**Work required:** Copy out exactly the lines from the one holding "Recreate this image" through the one holding "return (T + H - y) / H", ends included; omit images.

(Charts and diagrams as code)
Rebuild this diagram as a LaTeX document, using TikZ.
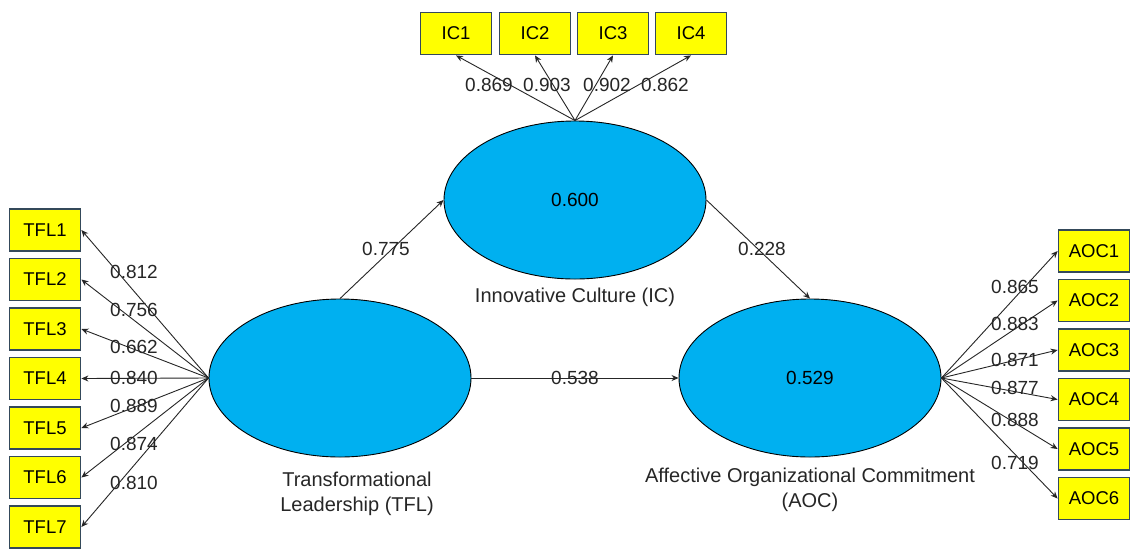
\documentclass[tikz,border=0pt]{standalone}
\usepackage{fontspec}
\setmainfont{Liberation Sans}
\usetikzlibrary{shapes.geometric,arrows.meta}
\definecolor{boxyellow}{HTML}{FFFF00}
\definecolor{boxborder}{HTML}{34495A}
\definecolor{latentblue}{HTML}{00B0F0}
\definecolor{txt}{HTML}{262626}
\tikzset{
  item/.style={draw=boxborder, line width=1.8pt, fill=boxyellow, minimum width=71pt, minimum height=42pt, inner sep=0pt, font=\fontsize{18.5}{20}\selectfont, text=black},
  latent/.style={ellipse, draw=black, line width=0.9pt, fill=latentblue, minimum width=262pt, minimum height=158pt, inner sep=0pt, font=\fontsize{19}{21}\selectfont, text=black},
  conn/.style={draw=black!85, line width=0.9pt, -{Stealth[length=7pt,width=6pt]}},
  coef/.style={font=\fontsize{19}{21}\selectfont, text=txt, inner sep=0pt},
  lname/.style={font=\fontsize{20}{25}\selectfont, text=txt, align=center, inner sep=0pt}
}
\begin{document}
\begin{tikzpicture}[x=1pt,y=-1pt]
\useasboundingbox (0,0) rectangle (1132,550);
\fill[white] (0,0) rectangle (1132,550);
% latent variables
\node[latent] (ic) at (575,200) {0.600};
\node[latent] (tfl) at (340,378) {};
\node[latent] (aoc) at (810,378) {0.529};
\node[lname] (icl) at (575,297) {Innovative Culture (IC)};
\node[lname] (tfll) at (357,494) {Transformational\\Leadership (TFL)};
\node[lname] (aocl) at (810,490) {Affective Organizational Commitment\\(AOC)};
% IC indicators
\foreach \i/\x in {1/456,2/535,3/613,4/691}{
  \node[item] (ic\i) at (\x,33.5) {IC\i};
  \draw[conn] (ic.north) -- (ic\i.south);
}
% TFL indicators
\foreach \i/\y in {1/230,2/279.5,3/329,4/378.5,5/428,6/477.5,7/527}{
  \node[item] (tfl\i) at (45,\y) {TFL\i};
  \draw[conn] (tfl.west) -- (tfl\i.east);
}
% AOC indicators
\foreach \i/\y in {1/251,2/300.5,3/350,4/399.5,5/449,6/498.5}{
  \node[item] (aoc\i) at (1094,\y) {AOC\i};
  \draw[conn] (aoc.east) -- (aoc\i.west);
}
% structural paths
\draw[conn] (tfl.north) -- (ic.west);
\draw[conn] (ic.east) -- (aoc.north);
\draw[conn] (tfl.east) -- (aoc.west);
% coefficients
\node[coef] (c1) at (386,249) {0.775};
\node[coef] (c2) at (762,249) {0.228};
\node[coef] (c3) at (575,378) {0.538};
\foreach \v/\x [count=\k] in {0.869/489,0.903/547,0.902/607,0.862/665}{
  \node[coef] (ica\k) at (\x,85) {\v};
}
\foreach \v/\y [count=\k] in {0.812/272,0.756/310,0.662/347,0.840/378,0.889/406,0.874/444,0.810/483}{
  \node[coef] (tfla\k) at (134,\y) {\v};
}
\foreach \v/\y [count=\k] in {0.865/287,0.883/324,0.871/360,0.877/388,0.888/420,0.719/463}{
  \node[coef] (aoca\k) at (1015,\y) {\v};
}
\end{tikzpicture}
\end{document}
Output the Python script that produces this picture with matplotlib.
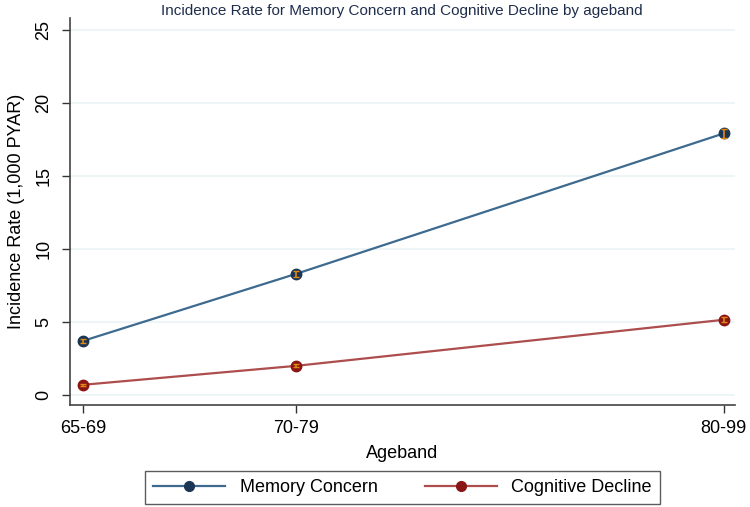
import matplotlib.pyplot as plt
from matplotlib.lines import Line2D

plt.rcParams["font.family"] = ["Liberation Sans", "DejaVu Sans"]

# age band midpoints used as x positions
age_mid = [67, 74.5, 89.5]
age_labels = ["65-69", "70-79", "80-99"]

memory_rate = [3.7, 8.3, 17.9]
memory_err = [0.15, 0.2, 0.3]
cognitive_rate = [0.7, 2.0, 5.15]
cognitive_err = [0.08, 0.1, 0.18]

mc_line, mc_mark = "#3d6a8e", "#1b3557"
cd_line, cd_mark = "#ad4d4d", "#8a1515"
ci_col = "#e08a12"

fig = plt.figure(figsize=(7.5, 5.07), dpi=100)
ax = fig.add_axes([0.0933, 0.2012, 0.8867, 0.7633])

for y, e, lc, mc in [(memory_rate, memory_err, mc_line, mc_mark),
                     (cognitive_rate, cognitive_err, cd_line, cd_mark)]:
    ax.plot(age_mid, y, color=lc, linewidth=1.6, zorder=2)
    ax.plot(age_mid, y, "o", color=mc, markersize=7.5, zorder=3)
    ax.errorbar(age_mid, y, yerr=e, fmt="none", ecolor=ci_col,
                elinewidth=1.2, capsize=2.5, zorder=4)

ax.set_xlim(66.55, 89.9)
ax.set_ylim(-0.68, 25.8)
ax.set_xticks(age_mid)
ax.set_xticklabels(age_labels, fontsize=13)
ax.set_yticks([0, 5, 10, 15, 20, 25])
ax.set_yticklabels(["0", "5", "10", "15", "20", "25"], fontsize=13,
                   rotation=90, va="center")
ax.tick_params(direction="out", length=5.5, width=1, color="#333333")
ax.tick_params(axis="x", pad=5)
ax.tick_params(axis="y", pad=7)
ax.grid(axis="y", color="#e9f2f4", linewidth=1.1, zorder=0)
ax.set_axisbelow(True)

for side in ["top", "right"]:
    ax.spines[side].set_visible(False)
for side in ["left", "bottom"]:
    ax.spines[side].set_color("#444444")
    ax.spines[side].set_linewidth(1.2)

ax.set_xlabel("Ageband", fontsize=13, labelpad=6)
ax.set_ylabel("Incidence Rate (1,000 PYAR)", fontsize=13, labelpad=8)
fig.text(0.536, 0.978,
         "Incidence Rate for Memory Concern and Cognitive Decline by ageband",
         ha="center", va="center", fontsize=11, color="#1f2d4d")

handles = [
    Line2D([0], [0], color=mc_line, linewidth=1.6, marker="o",
           markerfacecolor=mc_mark, markeredgecolor=mc_mark, markersize=7),
    Line2D([0], [0], color=cd_line, linewidth=1.6, marker="o",
           markerfacecolor=cd_mark, markeredgecolor=cd_mark, markersize=7),
]
leg = fig.legend(handles, ["Memory Concern", "Cognitive Decline"],
                 loc="center", bbox_to_anchor=(0.5365, 0.0385), ncol=2,
                 fontsize=13, frameon=True, fancybox=False,
                 handlelength=4.0, columnspacing=2.6, borderpad=0.45,
                 handletextpad=0.8)
leg.get_frame().set_edgecolor("#333333")
leg.get_frame().set_linewidth(1.0)

fig.savefig("out.png", dpi=100)
plt.close(fig)
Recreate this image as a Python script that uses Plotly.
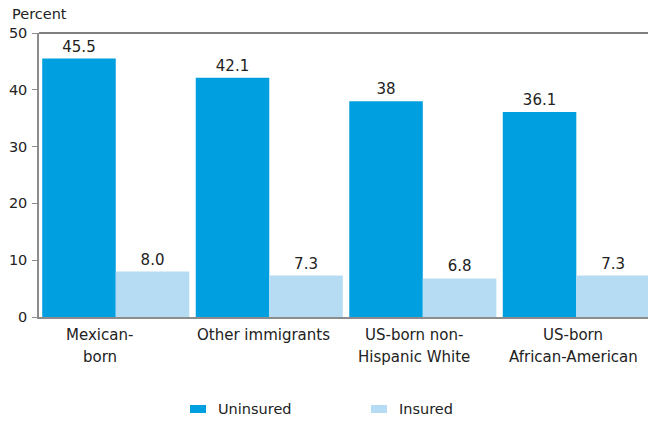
import plotly.graph_objects as go

categories = ["Mexican-born", "Other immigrants", "US-born non-Hispanic White", "US-born African-American"]
category_label_lines = [["Mexican-", "born"], ["Other immigrants"], ["US-born non-", "Hispanic White"],
                        ["US-born", "African-American"]]
uninsured = [45.5, 42.1, 38.0, 36.1]
insured = [8.0, 7.3, 6.8, 7.3]
uninsured_labels = ["45.5", "42.1", "38", "36.1"]
insured_labels = ["8.0", "7.3", "6.8", "7.3"]
y_ticks = [0, 10, 20, 30, 40, 50]
series_names = ["Uninsured", "Insured"]
series_colors = ["#009FE0", "#B5DCF3"]

FONT = "DejaVu Sans"
TXT = "#222222"

# plot-area geometry (pixels) used for converting placement to paper coords
L, T, W, H = 39, 33, 609, 284
def px(x):
    return (x - L) / W
def py(y):
    return (T + H - y) / H

fig = go.Figure()
for name, vals, labels, color in [(series_names[0], uninsured, uninsured_labels, series_colors[0]),
                                  (series_names[1], insured, insured_labels, series_colors[1])]:
    fig.add_trace(go.Bar(x=categories, y=vals, name=name, marker_color=color,
                         marker_line_width=0,
                         text=labels, textposition="outside", cliponaxis=False,
                         textfont=dict(size=15, color=TXT, family=FONT)))

shapes = [dict(type="line", xref="paper", yref="paper", x0=0, x1=1, y0=1, y1=1,
               line=dict(color="#555555", width=1.5))]
annotations = [dict(text="Percent", xref="paper", yref="paper", x=px(10), y=py(14),
                    xanchor="left", yanchor="middle", showarrow=False,
                    font=dict(size=14.5, color=TXT, family=FONT))]

# category labels (placed on the category axis, with small horizontal nudges as in the original)
label_xshift = [-16, -6, -9, -3]
line_y = [335, 357]
for cat, lines, dx in zip(categories, category_label_lines, label_xshift):
    for i, line in enumerate(lines):
        annotations.append(dict(text=line, xref="x", yref="paper", x=cat, y=py(line_y[i]),
                                xshift=dx, xanchor="center", yanchor="middle", showarrow=False,
                                font=dict(size=15, color=TXT, family=FONT)))

# custom legend
legend_marker_x = [190, 371]
legend_text_x = [216, 397]
for mx, tx, name, color in zip(legend_marker_x, legend_text_x, series_names, series_colors):
    shapes.append(dict(type="rect", xref="paper", yref="paper",
                       x0=px(mx), x1=px(mx + 16), y0=py(413), y1=py(405),
                       fillcolor=color, line=dict(width=0)))
    annotations.append(dict(text=name, xref="paper", yref="paper", x=px(tx), y=py(409),
                            xanchor="left", yanchor="middle", showarrow=False,
                            font=dict(size=14.5, color=TXT, family=FONT)))

fig.update_layout(
    width=648, height=421,
    margin=dict(l=39, r=0, t=33, b=104, autoexpand=False),
    barmode="group", bargap=0.042, bargroupgap=0,
    plot_bgcolor="white", paper_bgcolor="white",
    font=dict(family=FONT, size=15, color=TXT),
    showlegend=False,
    shapes=shapes,
    annotations=annotations,
)
fig.update_xaxes(range=[-0.5, 3.467], showline=True, linecolor="#8c8c8c", linewidth=1.5,
                 ticks="", showticklabels=False)
fig.update_yaxes(range=[0, 50], tickvals=y_ticks, showgrid=False, zeroline=False,
                 showline=True, linecolor="#8c8c8c", linewidth=1.5,
                 ticks="outside", ticklen=5, tickcolor="#8c8c8c", ticklabelstandoff=2,
                 tickfont=dict(size=14.5, color=TXT))

fig.write_html("out.html", config={"displayModeBar": False},
               post_script="document.body.style.margin='0';document.body.style.overflow='hidden';")
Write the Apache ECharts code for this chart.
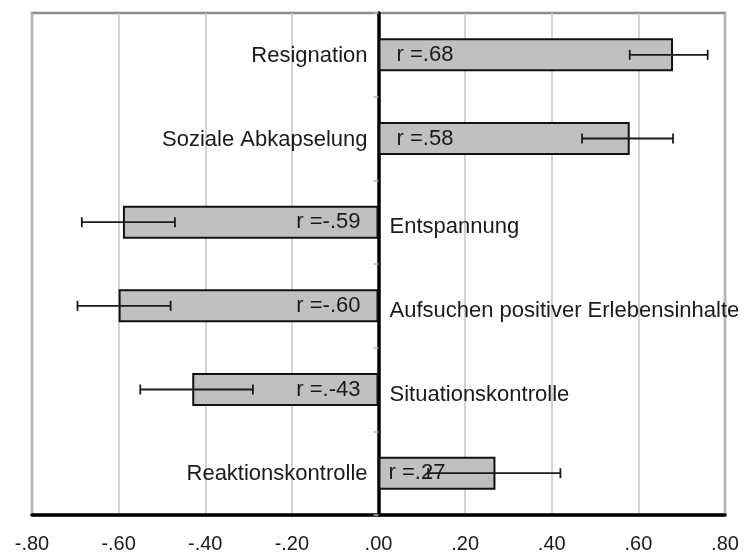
<!DOCTYPE html>
<html>
<head>
<meta charset="utf-8">
<script src="https://cdn.jsdelivr.net/npm/echarts@6/dist/echarts.min.js"></script>
<style>
  html, body { margin: 0; padding: 0; background: #fff; }
  #chart { width: 746px; height: 556px; }
</style>
</head>
<body>
<div id="chart"></div>
<script>
// Coping strategies and their correlation with the outcome measure
const categories = ['Resignation', 'Soziale Abkapselung', 'Entspannung',
  'Aufsuchen positiver Erlebensinhalte', 'Situationskontrolle', 'Reaktionskontrolle'];
const rValues = [0.68, 0.58, -0.59, -0.60, -0.43, 0.27];
const rLabels = ['r =.68', 'r =.58', 'r =-.59', 'r =-.60', 'r =.-43', 'r =.27'];
// confidence interval bounds per category
const ciLow = [0.58, 0.47, -0.685, -0.695, -0.55, 0.115];
const ciHigh = [0.76, 0.68, -0.47, -0.48, -0.29, 0.42];
const xMin = -0.8, xMax = 0.8, xStep = 0.2;

const FONT = '"Liberation Sans", Arial, sans-serif';
const TEXT = '#1a1a1a';

function fmtTick(v) {
  const s = Math.abs(v).toFixed(2).replace(/^0/, '');
  return (v < -1e-9 ? '-' : '') + s;
}

const chart = echarts.init(document.getElementById('chart'), null, { renderer: 'canvas' });

const barData = rValues.map((v, i) => ({
  value: v,
  label: {
    show: true,
    position: v >= 0 ? 'insideLeft' : 'insideRight',
    distance: (i === 5) ? 10 : 18,
    formatter: rLabels[i]
  }
}));

const nameData = rValues.map((v, i) => ({
  value: v,
  label: {
    show: true,
    position: v >= 0 ? 'left' : 'right',
    distance: 11,
    offset: v >= 0 ? [0, 1] : [0, 5],
    formatter: categories[i]
  }
}));

const errData = categories.map((c, i) => [i, ciLow[i], ciHigh[i]]);

chart.setOption({
  animation: false,
  backgroundColor: '#fff',
  textStyle: { fontFamily: FONT },
  grid: {
    left: 32, right: 21, top: 13, bottom: 41,
    show: true,
    borderColor: '#8c8c8c',
    borderWidth: 2.5,
    backgroundColor: 'transparent'
  },
  xAxis: {
    type: 'value',
    min: xMin, max: xMax, interval: xStep,
    axisLine: { show: true, lineStyle: { color: '#000', width: 3.5 } },
    axisTick: { show: false },
    splitLine: { show: true, lineStyle: { color: '#c4c4c4', width: 1.5 } },
    axisLabel: {
      formatter: fmtTick,
      fontSize: 20, color: TEXT, fontFamily: FONT, margin: 19
    }
  },
  yAxis: {
    type: 'category',
    data: categories,
    inverse: true,
    axisLine: { show: true, onZero: true, lineStyle: { color: '#000', width: 3.5 } },
    axisTick: { show: true, length: 5, interval: 0, lineStyle: { color: '#b5b5b5', width: 1.5 } },
    axisLabel: { show: false },
    splitLine: { show: false }
  },
  series: [
    {
      name: 'r',
      type: 'bar',
      data: barData,
      barWidth: 33,
      itemStyle: { color: '#c0c0c0', borderColor: '#111', borderWidth: 2 },
      label: { fontSize: 22, color: TEXT, fontFamily: FONT },
      z: 2
    },
    {
      name: 'Kategorie',
      type: 'bar',
      data: nameData,
      barWidth: 33,
      barGap: '-100%',
      itemStyle: { color: 'rgba(0,0,0,0)' },
      label: { fontSize: 22, color: TEXT, fontFamily: FONT },
      silent: true,
      z: 1
    },
    {
      name: 'KI',
      type: 'custom',
      data: errData,
      encode: { y: 0, x: [1, 2] },
      z: 5,
      renderItem: function (params, api) {
        const cat = api.value(0);
        const p1 = api.coord([api.value(1), cat]);
        const p2 = api.coord([api.value(2), cat]);
        const h = 5;
        const style = { stroke: '#1a1a1a', lineWidth: 1.8 };
        return {
          type: 'group',
          children: [
            { type: 'line', shape: { x1: p1[0], y1: p1[1], x2: p2[0], y2: p2[1] }, style: style },
            { type: 'line', shape: { x1: p1[0], y1: p1[1] - h, x2: p1[0], y2: p1[1] + h }, style: style },
            { type: 'line', shape: { x1: p2[0], y1: p2[1] - h, x2: p2[0], y2: p2[1] + h }, style: style }
          ]
        };
      }
    }
  ]
});
</script>
</body>
</html>
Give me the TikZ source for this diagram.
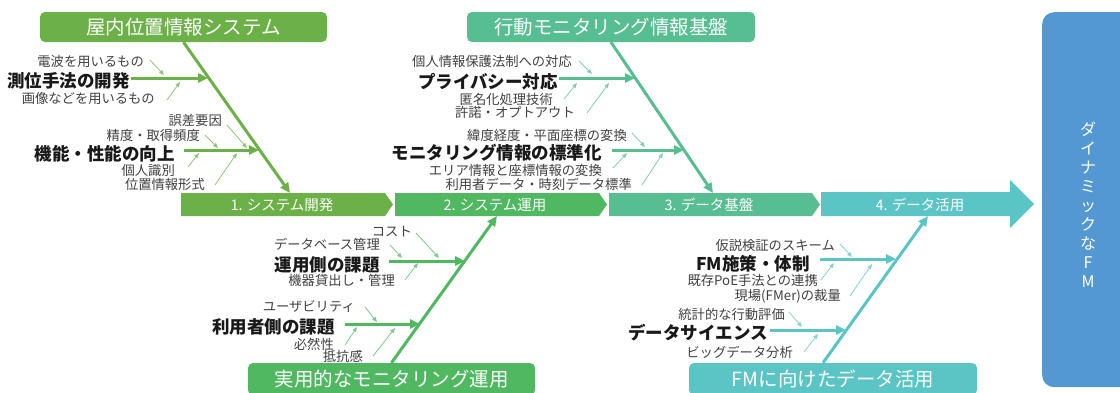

**Solved problem:**
Recreate this image as a Python script that uses Plotly.
import plotly.graph_objects as go

categories = ["Mexican-born", "Other immigrants", "US-born non-Hispanic White", "US-born African-American"]
category_label_lines = [["Mexican-", "born"], ["Other immigrants"], ["US-born non-", "Hispanic White"],
                        ["US-born", "African-American"]]
uninsured = [45.5, 42.1, 38.0, 36.1]
insured = [8.0, 7.3, 6.8, 7.3]
uninsured_labels = ["45.5", "42.1", "38", "36.1"]
insured_labels = ["8.0", "7.3", "6.8", "7.3"]
y_ticks = [0, 10, 20, 30, 40, 50]
series_names = ["Uninsured", "Insured"]
series_colors = ["#009FE0", "#B5DCF3"]

FONT = "DejaVu Sans"
TXT = "#222222"

# plot-area geometry (pixels) used for converting placement to paper coords
L, T, W, H = 39, 33, 609, 284
def px(x):
    return (x - L) / W
def py(y):
    return (T + H - y) / H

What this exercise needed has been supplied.